Utilize Strong Public Key Infrastructure (PKI)
Many IoT devices communicate across the internet or within a local network using unsecured protocols. Implementing PKI helps encrypt that communication and verify device identities. MSPs should work with vendors that support device certificates and manage keys properly. This prevents spoofing and ensures only trusted devices interact with sensitive systems.
Regularly Update Device Firmware
Outdated firmware is one of the most common attack vectors in IoT. Yet many devices don’t alert users when updates are available, or they require manual intervention to apply patches. MSPs should maintain a centralized inventory of IoT assets and ensure firmware updates are part of routine maintenance schedules. If a vendor no longer supports a device, that device may need to be replaced.
Monitor Devices and Establish Threat Detection
You can’t protect what you can’t see. MSPs should deploy tools that provide real-time visibility into device behavior and network traffic. Unusual activity, like a sensor reaching out to an unknown IP address, can be a sign of compromise. Modern security platforms with behavioral analytics and intrusion detection features can alert teams before small issues escalate.
Plan for Scalability
As clients add more devices, their security strategies must grow with them. MSPs should help businesses choose solutions that scale across multiple locations and device types without creating bottlenecks. That includes automated asset management, cloud-based security controls, and remote monitoring capabilities.
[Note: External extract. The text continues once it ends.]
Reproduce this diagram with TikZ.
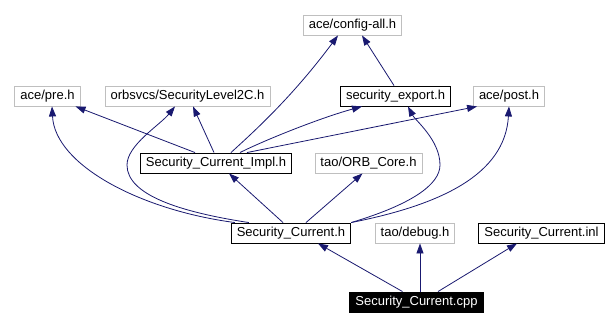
\documentclass[tikz,border=0pt]{standalone}
\usepackage{fontspec}
\setmainfont{Liberation Sans}
\usetikzlibrary{arrows.meta,positioning}
\definecolor{edgeblue}{HTML}{191970}
\definecolor{extgray}{HTML}{BFBFBF}
\tikzset{
  filenode/.style={draw=black,line width=0.9pt,fill=white,minimum height=20pt,inner xsep=5.5pt,inner ysep=0pt,text height=9.5pt,text depth=2.7pt,font=\fontsize{13}{15}\selectfont},
  extnode/.style={filenode,draw=extgray},
  rootnode/.style={filenode,fill=black,text=white},
  dep/.style={-{Triangle[length=10pt,width=7pt]},line width=0.8pt,edgeblue}
}

\begin{document}
\begin{tikzpicture}[x=1pt,y=-1pt]
  \fill[white] (0,0) rectangle (616,326);
  \useasboundingbox (0,0) rectangle (616,326);

  % Headers
  \node[extnode] (config) at (352.5,25) {ace/config-all.h};
  \node[extnode] (pre) at (47.5,96) {ace/pre.h};
  \node[extnode] (sl2c) at (187.5,96) {orbsvcs/SecurityLevel2C.h};
  \node[filenode] (export) at (395.5,96) {security\_export.h};
  \node[extnode] (post) at (509,96) {ace/post.h};
  \node[filenode] (impl) at (216,163) {Security\_Current\_Impl.h};
  \node[extnode] (orb) at (368.5,163) {tao/ORB\_Core.h};
  \node[filenode] (current) at (291,233) {Security\_Current.h};
  \node[extnode] (debug) at (415,233) {tao/debug.h};
  \node[filenode] (inl) at (541.5,233) {Security\_Current.inl};
  \node[rootnode] (cpp) at (416.5,302) {Security\_Current.cpp};

  % Security_Current.cpp
  \draw[dep] ([xshift=-14pt]cpp.north) -- ([xshift=27pt]current.south);
  \draw[dep] ([xshift=5pt]debug.south |- cpp.north) -- ([xshift=5pt]debug.south);
  \draw[dep] ([xshift=21.5pt]cpp.north) -- ([xshift=-24.5pt]inl.south);

  % Security_Current.h
  \draw[dep] ([xshift=-8pt]current.north) -- ([xshift=13pt]impl.south);
  \draw[dep] ([xshift=15pt]current.north) -- ([xshift=-6pt]orb.south);
  \draw[dep] ([xshift=4pt]current.north west) .. controls (140,210) and (55,165) .. ([xshift=4.5pt]pre.south);
  \draw[dep] ([xshift=18pt]current.north west) .. controls (180,212) and (127,195) .. (127,165)
    .. controls (127,145) and (160,125) .. ([xshift=-12.5pt]sl2c.south);
  \draw[dep] (current.north east) .. controls (410,205) and (440,185) .. (440,165)
    .. controls (440,140) and (415,120) .. ([xshift=12.5pt]export.south);
  \draw[dep] (current.north east) .. controls (440,205) and (505,175) .. (post.south);

  % Security_Current_Impl.h
  \draw[dep] ([xshift=-21pt]impl.north) -- ([xshift=-5pt]pre.south east);
  \draw[dep] ([xshift=-2pt]impl.north) -- ([xshift=5.5pt]sl2c.south);
  \draw[dep] ([xshift=15pt]impl.north) .. controls (250,135) and (290,100) .. ([xshift=-14.5pt]config.south);
  \draw[dep] ([xshift=24pt]impl.north) .. controls (265,140) and (320,118) .. ([xshift=-33.5pt]export.south);
  \draw[dep] ([xshift=31pt]impl.north) -- ([xshift=4pt]post.south west);

  % security_export.h
  \draw[dep] ([xshift=-1.5pt]export.north) -- ([xshift=9.5pt]config.south);
\end{tikzpicture}
\end{document}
Scalability also means future-proofing policies to handle new classes of devices as technology evolves.
Secure Every Connection: Why MSPs Must Lead the Charge in IoT Security
The conversation around IoT security is no longer optional but mission-critical. As IoT devices become embedded in nearly every client environment, MSPs are uniquely positioned to step in and lead with clarity, strategy, and confidence.
Clients may not always recognize the risks tied to their smart thermostats, warehouse sensors, or connected lighting systems. But they will notice the impact of a breach, downtime, or compliance failure. That’s where your expertise makes the difference.
Now is the time to assess your current security offering and ask: Are we ready to support an IoT-connected future? The answer doesn’t have to be complicated. Start with the basics: gain visibility over every device, implement strong identity and network controls, and make security a conversation that happens before things go live, not after.
IoT security isn’t a one-time fix, but an evolving service that sets proactive MSPs apart. Whether you’re advising small businesses or large enterprises, taking the lead on IoT protection not only reduces risk but reinforces your role as a strategic partner in their long-term growth.